Earlier, many Indian professionals sent to the UK by their employers had to contribute to the UK's social security system while also remaining covered under India's social security framework. This often meant paying into two systems at the same time.
For employees returning to India after a few years, this was not ideal. Since they usually did not stay long enough to qualify for UK social security benefits, a part of their salary went towards contributions they could not fully use.
The new agreement changes that. Eligible employees on temporary assignments of up to five years will now be exempt from making social security contributions in the UK. The exemption period has also been extended from three years to five years, giving greater flexibility to professionals working abroad.
WHO WILL BENEFIT?
The Agreement on Social Security, entering into force alongside the Agreement, exempts Indian workers and employers from making dual social security contributions in the United Kingdom during temporary assignments. The period of exemption has been increased from three years to five years.

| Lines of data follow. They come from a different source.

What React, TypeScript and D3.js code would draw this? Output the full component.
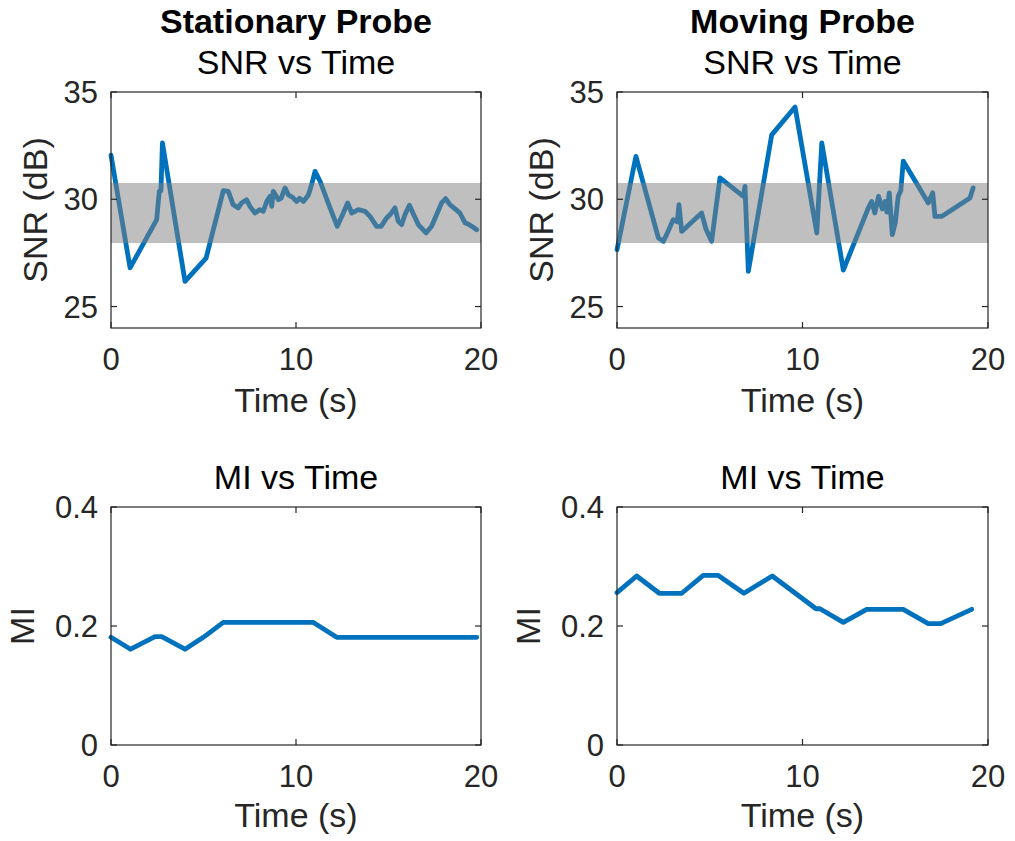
import React from "react";
import * as d3 from "d3";

// ---------- Data ----------
const stationarySnrTime = [0, 1.03, 2.47, 2.61, 2.7, 2.78, 4.0, 5.14, 6.07, 6.34, 6.6, 6.88, 7.06, 7.33, 7.51, 7.78, 8.05, 8.23, 8.42, 8.6, 8.69, 8.77, 9.05, 9.2, 9.41, 9.59, 9.8, 10.04, 10.2, 10.4, 10.67, 10.85, 11.03, 11.3, 11.84, 12.23, 12.56, 12.79, 13.01, 13.37, 13.73, 14.0, 14.36, 14.6, 14.9, 15.1, 15.35, 15.53, 15.71, 15.9, 16.13, 16.35, 16.61, 17.03, 17.33, 17.6, 17.87, 18.09, 18.32, 18.6, 18.86, 19.14, 19.3, 19.5, 19.77];
const stationarySnr = [32.06, 26.8, 29.05, 30.37, 30.4, 32.63, 26.17, 27.26, 30.4, 30.37, 29.75, 29.6, 29.83, 29.98, 29.67, 29.36, 29.52, 29.44, 29.9, 30.14, 29.67, 30.37, 29.98, 30.05, 30.53, 30.2, 30.1, 29.9, 30.05, 29.9, 30.2, 30.7, 31.3, 30.84, 29.6, 28.74, 29.36, 29.83, 29.36, 29.52, 29.44, 29.2, 28.74, 28.74, 29.13, 29.3, 29.6, 28.97, 28.82, 29.3, 29.72, 29.3, 28.82, 28.43, 28.74, 29.28, 29.83, 30.03, 29.75, 29.55, 29.36, 28.9, 28.85, 28.74, 28.58];

const movingSnrTime = [0, 1.02, 2.23, 2.5, 2.7, 3.03, 3.25, 3.34, 3.49, 4.56, 4.8, 5.1, 5.55, 6.81, 6.9, 7.08, 8.34, 9.6, 10.77, 11.04, 12.2, 13.55, 13.73, 13.9, 14.1, 14.3, 14.45, 14.55, 14.68, 14.84, 15.0, 15.16, 15.3, 15.43, 16.78, 17.02, 17.14, 17.5, 19.03, 19.2];
const movingSnr = [27.65, 32.0, 28.2, 28.04, 28.4, 29.05, 28.95, 29.75, 28.5, 29.36, 28.6, 28.04, 31.0, 30.14, 30.6, 26.64, 33.0, 34.3, 28.43, 32.63, 26.7, 29.6, 29.9, 29.36, 30.14, 29.55, 29.9, 29.4, 30.3, 28.35, 28.9, 30.14, 30.4, 31.78, 29.83, 30.3, 29.2, 29.2, 30.06, 30.53];

const snrBand = [27.96, 30.76];

const stationaryMiTime = [0, 1.06, 2.38, 2.74, 4.0, 4.99, 6.07, 10.94, 12.2, 19.77];
const stationaryMi = [0.181, 0.161, 0.182, 0.182, 0.161, 0.181, 0.206, 0.206, 0.181, 0.181];

const movingMiTime = [0, 1.06, 2.28, 3.49, 4.65, 5.46, 6.84, 8.37, 10.73, 10.94, 12.2, 13.46, 15.43, 16.78, 17.45, 19.12];
const movingMi = [0.256, 0.284, 0.255, 0.255, 0.285, 0.285, 0.255, 0.284, 0.229, 0.229, 0.206, 0.228, 0.228, 0.204, 0.204, 0.228];

const xTicks = [0, 10, 20];
const snrTicks = [25, 30, 35];
const miTicks = [0, 0.2, 0.4];
const columnTitles = ["Stationary Probe", "Moving Probe"];

// ---------- Layout ----------
const W = 1015;
const H = 841;
const FONT = "'Liberation Sans', Arial, Helvetica, sans-serif";
const AXIS = "#262626";
const BLUE = "#0072BD";

type PanelProps = {
  left: number;
  right: number;
  top: number;
  bottom: number;
  xs: number[];
  ys: number[];
  yDomain: [number, number];
  yTicks: number[];
  yFmt: (v: number) => string;
  title: string;
  ylabel: string;
  ylabelX: number;
  xlabelOffset: number;
  band?: number[];
};

function Panel(p: PanelProps) {
  const x = d3.scaleLinear().domain([0, 20]).range([p.left, p.right]);
  const y = d3.scaleLinear().domain(p.yDomain).range([p.bottom, p.top]);
  const line = d3
    .line<number>()
    .x((_, i) => x(p.xs[i]))
    .y((d) => y(d));
  const tl = 6;
  const cx = (p.left + p.right) / 2;
  const cy = (p.top + p.bottom) / 2;
  return (
    <g>
      <path
        d={line(p.ys) || ""}
        fill="none"
        stroke={BLUE}
        strokeWidth={4.8}
        strokeLinejoin="round"
        strokeLinecap="round"
      />
      {p.band && (
        <rect
          x={x(0)}
          width={x(20) - x(0)}
          y={y(p.band[1])}
          height={y(p.band[0]) - y(p.band[1])}
          fill="#808080"
          fillOpacity={0.5}
        />
      )}
      <rect
        x={p.left}
        y={p.top}
        width={p.right - p.left}
        height={p.bottom - p.top}
        fill="none"
        stroke={AXIS}
        strokeWidth={1.2}
      />
      {xTicks.map((t) => (
        <g key={"x" + t}>
          <line x1={x(t)} x2={x(t)} y1={p.bottom} y2={p.bottom - tl} stroke={AXIS} strokeWidth={1.2} />
          <line x1={x(t)} x2={x(t)} y1={p.top} y2={p.top + tl} stroke={AXIS} strokeWidth={1.2} />
          <text
            x={x(t)}
            y={p.bottom + 42}
            textAnchor="middle"
            fontSize={31}
            fontFamily={FONT}
            fill="#262626"
          >
            {t}
          </text>
        </g>
      ))}
      {p.yTicks.map((t) => (
        <g key={"y" + t}>
          <line x1={p.left} x2={p.left + tl} y1={y(t)} y2={y(t)} stroke={AXIS} strokeWidth={1.2} />
          <line x1={p.right} x2={p.right - tl} y1={y(t)} y2={y(t)} stroke={AXIS} strokeWidth={1.2} />
          <text
            x={p.left - 13}
            y={y(t) + 11}
            textAnchor="end"
            fontSize={31}
            fontFamily={FONT}
            fill="#262626"
          >
            {p.yFmt(t)}
          </text>
        </g>
      ))}
      <text
        x={cx}
        y={p.bottom + p.xlabelOffset}
        textAnchor="middle"
        fontSize={34}
        fontFamily={FONT}
        fill="#262626"
      >
        Time (s)
      </text>
      <text
        transform={`translate(${p.ylabelX},${cy}) rotate(-90)`}
        textAnchor="middle"
        fontSize={34}
        fontFamily={FONT}
        fill="#262626"
      >
        {p.ylabel}
      </text>
      <text
        x={cx}
        y={p.top - 18}
        textAnchor="middle"
        fontSize={34}
        fontFamily={FONT}
        fill="#000"
      >
        {p.title}
      </text>
    </g>
  );
}

export default function App() {
  const cols = [
    { left: 111, right: 481 },
    { left: 617, right: 988 },
  ];
  const snrFmt = (v: number) => String(v);
  const miFmt = (v: number) => (v === 0 ? "0" : v.toFixed(1));
  return (
    <svg
      width={W}
      height={H}
      style={{ position: "absolute", left: 0, top: 0, background: "#fff" }}
    >
      {columnTitles.map((t, i) => (
        <text
          key={t}
          x={(cols[i].left + cols[i].right) / 2}
          y={33}
          textAnchor="middle"
          fontSize={34}
          fontWeight="bold"
          fontFamily={FONT}
          fill="#000"
        >
          {t}
        </text>
      ))}
      <Panel
        {...cols[0]}
        top={92}
        bottom={328}
        xs={stationarySnrTime}
        ys={stationarySnr}
        yDomain={[24, 35]}
        yTicks={snrTicks}
        yFmt={snrFmt}
        title="SNR vs Time"
        ylabel="SNR (dB)"
        ylabelX={47}
        xlabelOffset={84}
        band={snrBand}
      />
      <Panel
        {...cols[1]}
        top={92}
        bottom={328}
        xs={movingSnrTime}
        ys={movingSnr}
        yDomain={[24, 35]}
        yTicks={snrTicks}
        yFmt={snrFmt}
        title="SNR vs Time"
        ylabel="SNR (dB)"
        ylabelX={553}
        xlabelOffset={84}
        band={snrBand}
      />
      <Panel
        {...cols[0]}
        top={507}
        bottom={745}
        xs={stationaryMiTime}
        ys={stationaryMi}
        yDomain={[0, 0.4]}
        yTicks={miTicks}
        yFmt={miFmt}
        title="MI vs Time"
        ylabel="MI"
        ylabelX={34}
        xlabelOffset={82}
      />
      <Panel
        {...cols[1]}
        top={507}
        bottom={745}
        xs={movingMiTime}
        ys={movingMi}
        yDomain={[0, 0.4]}
        yTicks={miTicks}
        yFmt={miFmt}
        title="MI vs Time"
        ylabel="MI"
        ylabelX={540}
        xlabelOffset={82}
      />
    </svg>
  );
}
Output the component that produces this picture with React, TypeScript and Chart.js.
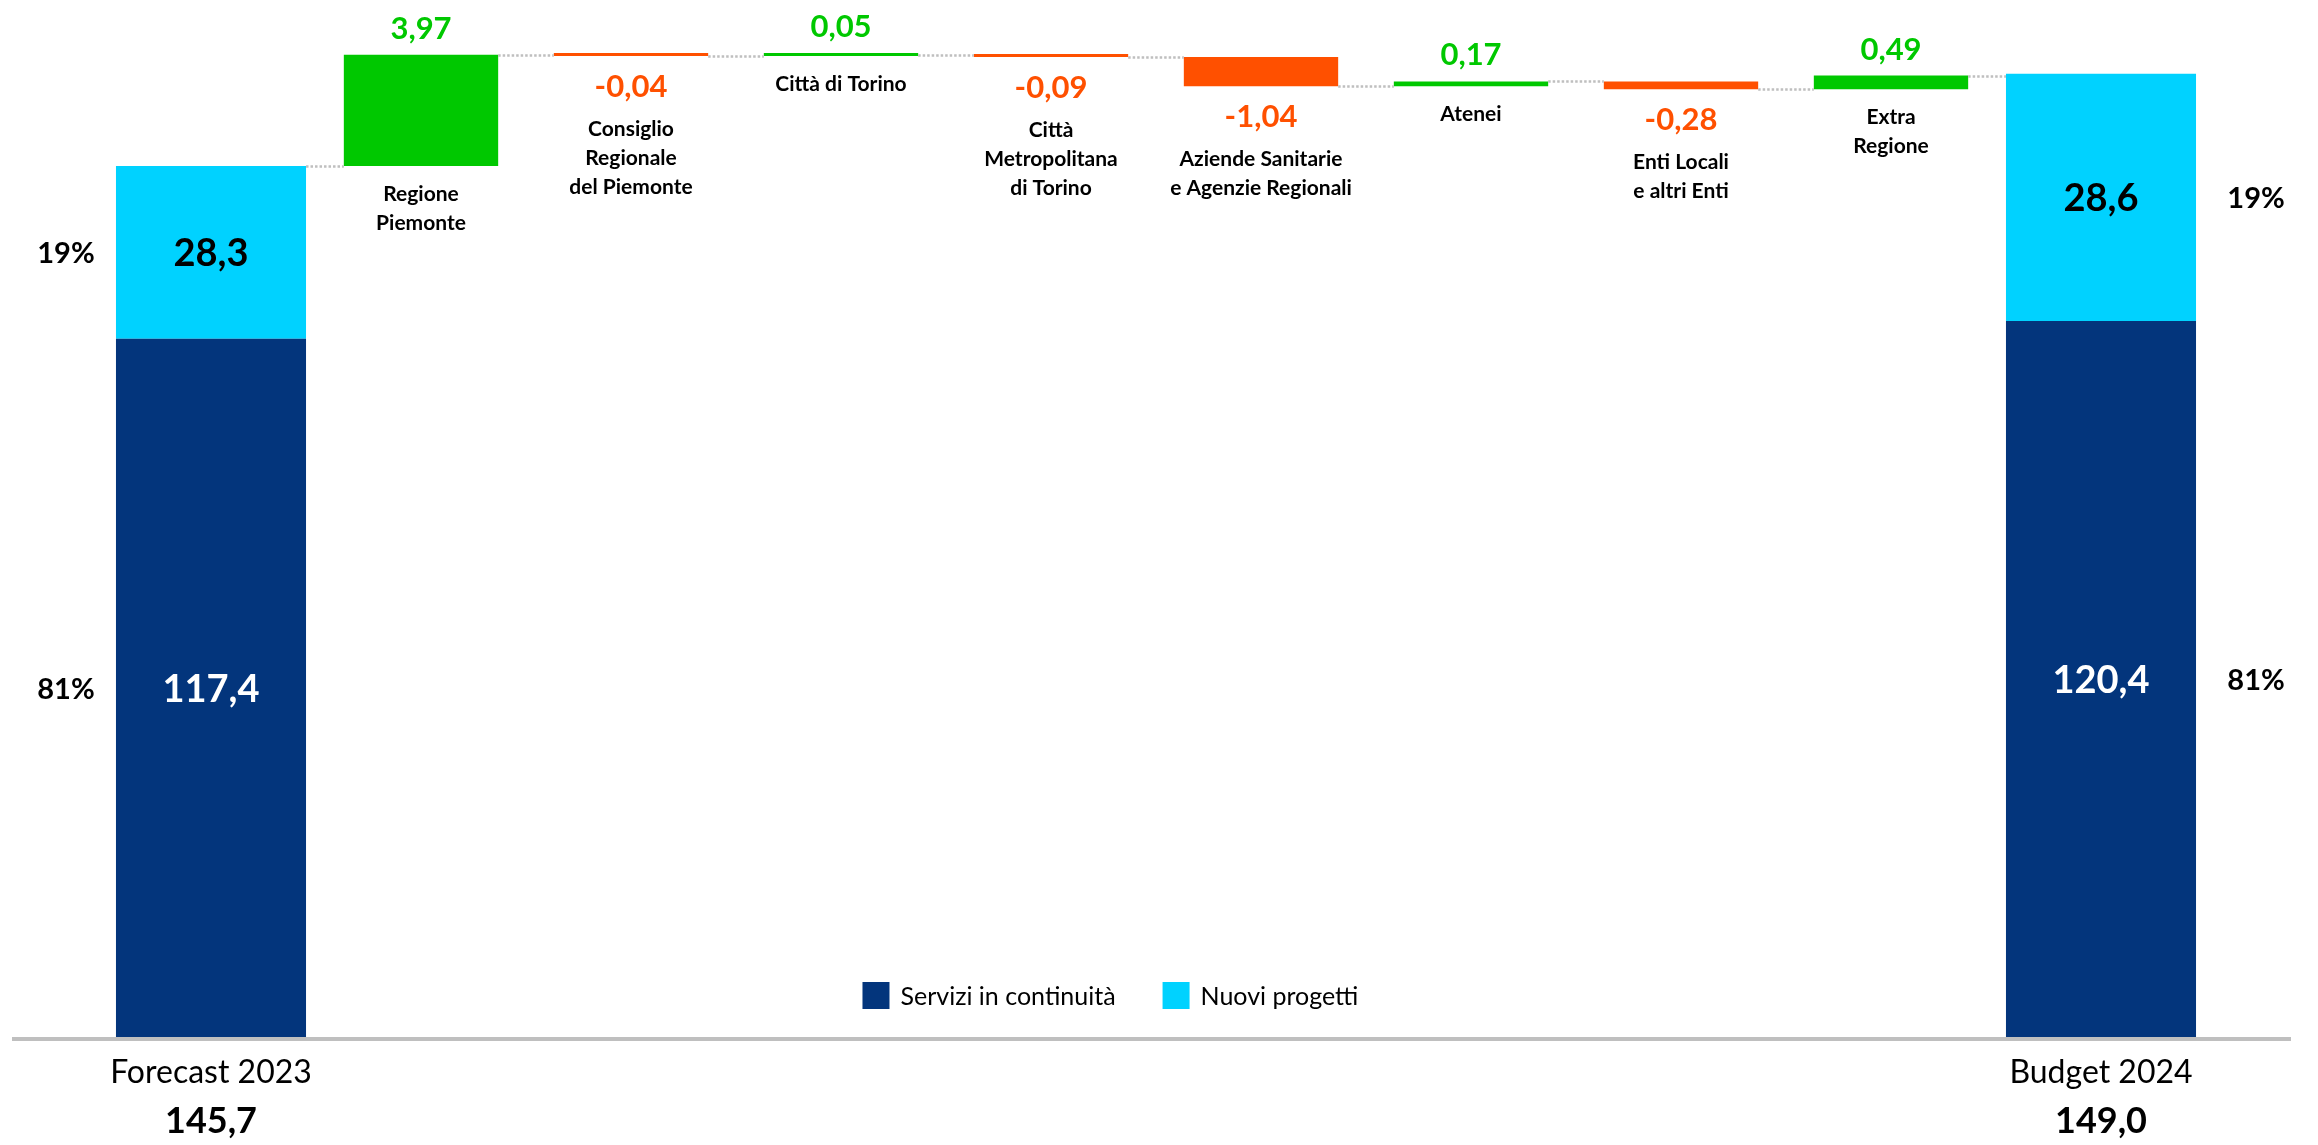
import React, { useEffect, useRef } from 'react';
import { Chart, registerables, LinearScale } from 'chart.js';

// ---------- data ----------
const categories = [
  'Forecast 2023',
  'Regione Piemonte',
  'Consiglio Regionale del Piemonte',
  'Città di Torino',
  'Città Metropolitana di Torino',
  'Aziende Sanitarie e Agenzie Regionali',
  'Atenei',
  'Enti Locali e altri Enti',
  'Extra Regione',
  'Budget 2024',
];
const categoryLabelLines = [
  ['Forecast 2023'],
  ['Regione', 'Piemonte'],
  ['Consiglio', 'Regionale', 'del Piemonte'],
  ['Città di Torino'],
  ['Città', 'Metropolitana', 'di Torino'],
  ['Aziende Sanitarie', 'e Agenzie Regionali'],
  ['Atenei'],
  ['Enti Locali', 'e altri Enti'],
  ['Extra', 'Regione'],
  ['Budget 2024'],
];
const seriesNames = ['Servizi in continuità', 'Nuovi progetti'];
const serviziInContinuita = [117.4, null, null, null, null, null, null, null, null, 120.4];
const nuoviProgetti = [28.3, null, null, null, null, null, null, null, null, 28.6];
const variazioni = [null, 3.97, -0.04, 0.05, -0.09, -1.04, 0.17, -0.28, 0.49, null];

// ---------- styling ----------
const NAVY = '#03357C';
const CYAN = '#00D2FF';
const GREEN = '#00C800';
const ORANGE = '#FF5000';
const GRAY = '#BFBFBF';
const FONT = 'Lato, "Open Sans", sans-serif';

// Broken value axis: linear up to BREAK_VALUE, stretched above it (waterfall zone)
const BREAK_VALUE = 145.5;
const UPPER_STRETCH = 4.707;

class BrokenLinearScale extends LinearScale {
  static id = 'brokenLinear';
  static defaults = {};
  tf(v: number) {
    return v <= BREAK_VALUE ? v : BREAK_VALUE + (v - BREAK_VALUE) * UPPER_STRETCH;
  }
  getPixelForValue(value: any) {
    if (value === null || value === undefined || isNaN(value)) return NaN;
    const lo = this.tf(this.min);
    const hi = this.tf(this.max);
    return this.getPixelForDecimal((this.tf(value) - lo) / (hi - lo));
  }
  getValueForPixel(pixel: number) {
    const lo = this.tf(this.min);
    const hi = this.tf(this.max);
    const t = lo + this.getDecimalForPixel(pixel) * (hi - lo);
    return t <= BREAK_VALUE ? t : BREAK_VALUE + (t - BREAK_VALUE) / UPPER_STRETCH;
  }
}

Chart.register(...registerables, BrokenLinearScale);

// ---------- derived ----------
const fmt = (v: number, d: number) => v.toFixed(d).replace('.', ',');
const startTotal = (serviziInContinuita[0] as number) + (nuoviProgetti[0] as number);
const floatingBars: (number[] | null)[] = [];
const levels: number[] = [];
{
  let run = startTotal;
  variazioni.forEach((v, i) => {
    if (v == null) {
      floatingBars.push(null);
      if (i === 0) levels.push(run);
      else levels.push((serviziInContinuita[i] as number) + (nuoviProgetti[i] as number));
    } else {
      floatingBars.push([run, run + v]);
      run += v;
      levels.push(run);
    }
  });
}
const deltaColors = variazioni.map((v) => (v == null ? 'rgba(0,0,0,0)' : v >= 0 ? GREEN : ORANGE));

const annotationsPlugin = {
  id: 'waterfallAnnotations',
  afterDatasetsDraw(chart: any) {
    const { ctx, chartArea } = chart;
    const yScale = chart.scales.y;
    const baseMeta = chart.getDatasetMeta(0);
    const topMeta = chart.getDatasetMeta(1);
    const varMeta = chart.getDatasetMeta(2);
    const last = categories.length - 1;
    const barAt = (i: number) => (variazioni[i] == null ? baseMeta.data[i] : varMeta.data[i]);

    ctx.save();
    // baseline axis
    ctx.fillStyle = GRAY;
    ctx.fillRect(12, chartArea.bottom, chart.width - 39, 4);

    // dotted connectors
    ctx.strokeStyle = GRAY;
    ctx.lineWidth = 2.5;
    ctx.setLineDash([2.5, 2]);
    for (let i = 0; i < last; i++) {
      const a = barAt(i);
      const b = barAt(i + 1);
      const y = Math.round(yScale.getPixelForValue(levels[i])) + 0.5;
      ctx.beginPath();
      ctx.moveTo(a.x + a.width / 2, y);
      ctx.lineTo(b.x - b.width / 2, y);
      ctx.stroke();
    }
    ctx.setLineDash([]);

    ctx.textAlign = 'center';
    ctx.textBaseline = 'alphabetic';

    // waterfall labels
    for (let i = 1; i < last; i++) {
      const v = variazioni[i] as number;
      const el = varMeta.data[i];
      const top = Math.min(el.y, el.base);
      const bottom = Math.max(el.y, el.base);
      ctx.font = `bold 31px ${FONT}`;
      ctx.fillStyle = v >= 0 ? GREEN : ORANGE;
      let nameY: number;
      if (v >= 0) {
        ctx.fillText(fmt(v, 2), el.x, top - 16);
        nameY = bottom + 35;
      } else {
        const vy = bottom + 41;
        ctx.fillText(fmt(v, 2), el.x, vy);
        nameY = vy + 39;
      }
      ctx.font = `bold 21px ${FONT}`;
      ctx.fillStyle = '#000';
      categoryLabelLines[i].forEach((line, k) => ctx.fillText(line, el.x, nameY + k * 29));
    }

    // totals
    [0, last].forEach((i) => {
      const nav = baseMeta.data[i];
      const cy = topMeta.data[i];
      const s = serviziInContinuita[i] as number;
      const n = nuoviProgetti[i] as number;
      const total = s + n;
      const navMid = (nav.y + nav.base) / 2;
      const cyMid = (cy.y + cy.base) / 2;
      ctx.font = `bold 38px ${FONT}`;
      ctx.fillStyle = '#fff';
      ctx.fillText(fmt(s, 1), nav.x, navMid + 14);
      ctx.fillStyle = '#000';
      ctx.fillText(fmt(n, 1), cy.x, cyMid + 14);

      ctx.font = `bold 29px ${FONT}`;
      const px = i === 0 ? nav.x - nav.width / 2 - 50 : nav.x + nav.width / 2 + 60;
      ctx.fillText(Math.round((n / total) * 100) + '%', px, cyMid + 11);
      ctx.fillText(Math.round((s / total) * 100) + '%', px, navMid + 11);

      ctx.font = `32px ${FONT}`;
      ctx.fillText(categoryLabelLines[i][0], nav.x, chartArea.bottom + 46);
      ctx.font = `bold 36px ${FONT}`;
      ctx.fillText(fmt(total, 1), nav.x, chartArea.bottom + 96);
    });

    // legend
    ctx.font = `25px ${FONT}`;
    ctx.textAlign = 'left';
    const items = [0, 1].map((d) => ({
      label: chart.data.datasets[d].label as string,
      color: chart.data.datasets[d].backgroundColor as string,
    }));
    const sq = 27;
    const gapText = 11;
    const gapItem = 47;
    const widths = items.map((it) => sq + gapText + ctx.measureText(it.label).width);
    const totalW = widths[0] + gapItem + widths[1];
    let lx = chartArea.left + chartArea.width * 0.4783 - totalW / 2;
    const ly = chartArea.bottom - 55;
    items.forEach((it, k) => {
      ctx.fillStyle = it.color;
      ctx.fillRect(lx, ly, sq, sq);
      ctx.fillStyle = '#000';
      ctx.fillText(it.label, lx + sq + gapText, ly + 23);
      lx += widths[k] + gapItem;
    });

    ctx.restore();
  },
};

export default function App() {
  const ref = useRef<HTMLCanvasElement>(null);
  useEffect(() => {
    const canvas = ref.current;
    if (!canvas) return;
    const chart = new Chart(canvas, {
      type: 'bar',
      data: {
        labels: categories,
        datasets: [
          {
            label: seriesNames[0],
            data: serviziInContinuita,
            backgroundColor: NAVY,
            stack: 'totale',
            grouped: false,
            barPercentage: 0.905,
            categoryPercentage: 1,
          },
          {
            label: seriesNames[1],
            data: nuoviProgetti,
            backgroundColor: CYAN,
            stack: 'totale',
            grouped: false,
            barPercentage: 0.905,
            categoryPercentage: 1,
          },
          {
            label: 'Variazioni',
            data: floatingBars as any,
            backgroundColor: deltaColors,
            stack: 'variazioni',
            grouped: false,
            barPercentage: 0.735,
            categoryPercentage: 1,
            minBarLength: 3,
          },
        ],
      } as any,
      options: {
        responsive: false,
        animation: false,
        layout: { padding: { left: 106, right: 112, top: 0, bottom: 108 } },
        scales: {
          x: { type: 'category', display: false, offset: true },
          y: {
            type: 'brokenLinear' as any,
            display: false,
            min: 0,
            max: 151.63,
            stacked: true,
            bounds: 'data',
          } as any,
        },
        plugins: {
          legend: { display: false },
          tooltip: { enabled: false },
        },
      },
      plugins: [annotationsPlugin],
    });
    return () => chart.destroy();
  }, []);

  return (
    <div style={{ position: 'fixed', left: 0, top: 0, width: 2318, height: 1145, background: '#fff' }}>
      <canvas ref={ref} width={2318} height={1145} style={{ display: 'block', width: 2318, height: 1145 }} />
    </div>
  );
}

“More than 75,000 Indian professionals and over 900 companies are expected to benefit. The Agreement will support mobility and continued social security coverage of the employees on temporary overseas assignments. This will enhance India-UK partnerships in the service sector, leveraging the high skills and innovative service sectors of both countries,” stated the government in a press release.
The biggest beneficiaries are likely to be professionals in sectors such as information technology, consulting, engineering, finance and other services, where companies regularly send employees to the UK for short-term projects.
The agreement applies to temporary assignments and is intended to support employee mobility between the two countries. It does not automatically apply to Indians who permanently relocate to the UK or join local employers there.
SO, WILL YOUR EPF BALANCE INCREASE?
For many employees, the answer is likely to be yes. However, the agreement does not increase the EPF contribution rate or provide any additional government benefit. Also, as eligible employees will no longer have to contribute to the UK's social security system during temporary assignments, they can continue contributing to India's EPF without losing a part of their earnings to another country's social security programme.
This means that their retirement savings can remain in India and earn interest under the EPF scheme. Over a five-year assignment, this could result in a larger retirement corpus than under the earlier system, where part of the employee's earnings went towards UK social security contributions.
The exact benefit will depend on an individual's salary, employment contract and whether the employee continues to contribute to EPF during the overseas posting.
WHY IS THIS CONSIDERED A MAJOR GAIN?
Union Commerce and Industry Minister Piyush Goyal said many Indian professionals working in the UK for two to five years were earlier paying social security contributions without receiving any meaningful long-term benefit.
According to him, around a quarter of their salary was effectively going towards contributions that they could not fully utilise because of the limited duration of their stay. Under the new agreement, eligible workers on temporary assignments of up to five years will no longer have to make those contributions in the UK.
This allows employees to retain more of their earnings and continue building their retirement savings in India.
In other words, while the India-UK trade pact has attracted attention for opening up markets and reducing tariffs, the social security agreement could have an equally meaningful impact for Indian professionals.
By removing the burden of dual social security contributions, the agreement makes overseas assignments more financially rewarding. It also helps Indian companies reduce employment costs while allowing employees to continue building their long-term retirement savings through EPF.